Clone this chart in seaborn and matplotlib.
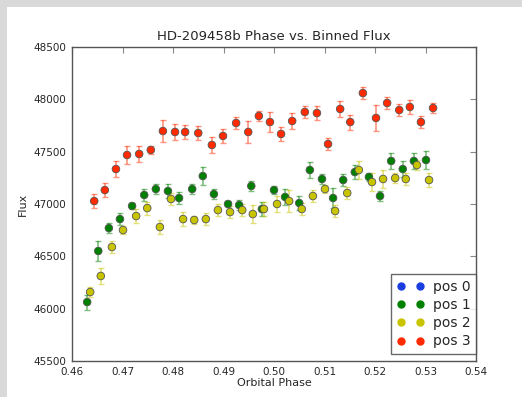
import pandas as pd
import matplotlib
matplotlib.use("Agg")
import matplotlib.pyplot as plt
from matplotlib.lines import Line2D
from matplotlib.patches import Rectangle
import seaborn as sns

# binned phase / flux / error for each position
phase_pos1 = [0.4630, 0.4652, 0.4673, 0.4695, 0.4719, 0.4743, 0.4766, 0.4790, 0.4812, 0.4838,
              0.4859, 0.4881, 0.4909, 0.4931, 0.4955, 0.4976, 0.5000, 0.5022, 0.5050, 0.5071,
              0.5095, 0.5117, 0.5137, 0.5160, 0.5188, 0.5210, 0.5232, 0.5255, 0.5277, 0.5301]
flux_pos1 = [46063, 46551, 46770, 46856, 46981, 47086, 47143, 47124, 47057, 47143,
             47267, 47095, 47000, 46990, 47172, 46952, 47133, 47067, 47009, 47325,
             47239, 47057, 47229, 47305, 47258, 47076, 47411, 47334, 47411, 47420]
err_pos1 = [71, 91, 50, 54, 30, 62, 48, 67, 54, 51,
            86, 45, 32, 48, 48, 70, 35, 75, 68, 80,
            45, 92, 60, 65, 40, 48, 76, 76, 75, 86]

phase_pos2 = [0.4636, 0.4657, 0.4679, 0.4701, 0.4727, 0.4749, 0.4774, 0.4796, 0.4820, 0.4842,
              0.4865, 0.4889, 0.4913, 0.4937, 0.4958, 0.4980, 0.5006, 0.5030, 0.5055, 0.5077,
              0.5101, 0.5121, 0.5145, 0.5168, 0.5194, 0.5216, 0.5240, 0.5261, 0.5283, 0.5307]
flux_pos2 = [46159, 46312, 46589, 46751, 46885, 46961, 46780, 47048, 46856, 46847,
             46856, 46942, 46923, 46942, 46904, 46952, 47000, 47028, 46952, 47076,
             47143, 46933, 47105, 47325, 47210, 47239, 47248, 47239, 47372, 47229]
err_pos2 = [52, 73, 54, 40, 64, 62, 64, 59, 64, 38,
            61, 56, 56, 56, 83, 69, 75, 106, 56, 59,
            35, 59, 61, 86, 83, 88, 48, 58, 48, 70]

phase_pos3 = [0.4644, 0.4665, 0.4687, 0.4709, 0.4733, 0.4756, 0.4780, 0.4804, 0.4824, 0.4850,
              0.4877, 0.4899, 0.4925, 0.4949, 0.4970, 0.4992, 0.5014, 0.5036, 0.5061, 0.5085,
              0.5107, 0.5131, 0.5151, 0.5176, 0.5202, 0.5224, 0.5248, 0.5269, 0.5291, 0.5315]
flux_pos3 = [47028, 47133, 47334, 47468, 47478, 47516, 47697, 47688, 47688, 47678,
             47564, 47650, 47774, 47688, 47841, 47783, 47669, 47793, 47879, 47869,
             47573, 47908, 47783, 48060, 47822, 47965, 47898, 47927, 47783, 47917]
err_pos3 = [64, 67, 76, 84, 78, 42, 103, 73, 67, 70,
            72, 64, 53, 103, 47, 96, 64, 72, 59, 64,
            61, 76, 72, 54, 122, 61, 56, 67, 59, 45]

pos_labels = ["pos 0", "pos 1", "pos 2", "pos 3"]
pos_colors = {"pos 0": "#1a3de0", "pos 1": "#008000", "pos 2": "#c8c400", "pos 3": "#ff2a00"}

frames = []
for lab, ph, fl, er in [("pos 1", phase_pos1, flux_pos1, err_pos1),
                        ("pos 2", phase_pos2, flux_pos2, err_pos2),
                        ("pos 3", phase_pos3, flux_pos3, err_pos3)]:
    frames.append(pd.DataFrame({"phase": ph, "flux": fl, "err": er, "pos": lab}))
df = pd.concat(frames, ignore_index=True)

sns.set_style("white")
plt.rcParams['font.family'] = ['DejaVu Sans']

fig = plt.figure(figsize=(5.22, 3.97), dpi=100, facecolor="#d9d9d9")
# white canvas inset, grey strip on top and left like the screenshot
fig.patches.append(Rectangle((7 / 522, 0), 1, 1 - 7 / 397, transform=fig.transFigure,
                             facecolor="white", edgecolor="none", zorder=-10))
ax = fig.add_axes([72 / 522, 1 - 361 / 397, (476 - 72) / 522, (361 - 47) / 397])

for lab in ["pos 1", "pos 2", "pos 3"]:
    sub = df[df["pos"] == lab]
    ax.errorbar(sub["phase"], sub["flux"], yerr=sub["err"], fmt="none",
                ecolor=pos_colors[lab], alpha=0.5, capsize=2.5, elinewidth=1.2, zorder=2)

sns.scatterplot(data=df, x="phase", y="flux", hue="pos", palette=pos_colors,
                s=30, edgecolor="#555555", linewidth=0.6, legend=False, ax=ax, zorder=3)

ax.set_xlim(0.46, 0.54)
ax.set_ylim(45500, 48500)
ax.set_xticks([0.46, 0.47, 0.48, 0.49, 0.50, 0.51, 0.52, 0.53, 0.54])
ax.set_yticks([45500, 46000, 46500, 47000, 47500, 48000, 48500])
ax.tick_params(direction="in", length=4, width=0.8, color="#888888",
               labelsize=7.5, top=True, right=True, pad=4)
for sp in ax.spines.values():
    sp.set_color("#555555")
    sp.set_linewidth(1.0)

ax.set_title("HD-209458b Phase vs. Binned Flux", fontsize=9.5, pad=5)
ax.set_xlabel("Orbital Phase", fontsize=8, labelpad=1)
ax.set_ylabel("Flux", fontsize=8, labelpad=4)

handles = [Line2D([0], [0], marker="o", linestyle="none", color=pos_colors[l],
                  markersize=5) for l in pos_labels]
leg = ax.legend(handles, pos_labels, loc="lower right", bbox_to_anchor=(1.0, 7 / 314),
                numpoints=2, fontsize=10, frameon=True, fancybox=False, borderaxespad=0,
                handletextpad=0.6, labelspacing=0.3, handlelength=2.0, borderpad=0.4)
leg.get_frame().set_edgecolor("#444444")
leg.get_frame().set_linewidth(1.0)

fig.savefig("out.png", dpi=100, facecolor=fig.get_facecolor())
══════════════════════════════
__Goal of the exercise__: Return exactly what appears from the opening line of the material through the line with "import seaborn as sns", apart from the pictures.

__Exercise response__:
Clone this chart in seaborn and matplotlib.
import pandas as pd
import matplotlib
matplotlib.use("Agg")
import matplotlib.pyplot as plt
from matplotlib.lines import Line2D
from matplotlib.patches import Rectangle
import seaborn as sns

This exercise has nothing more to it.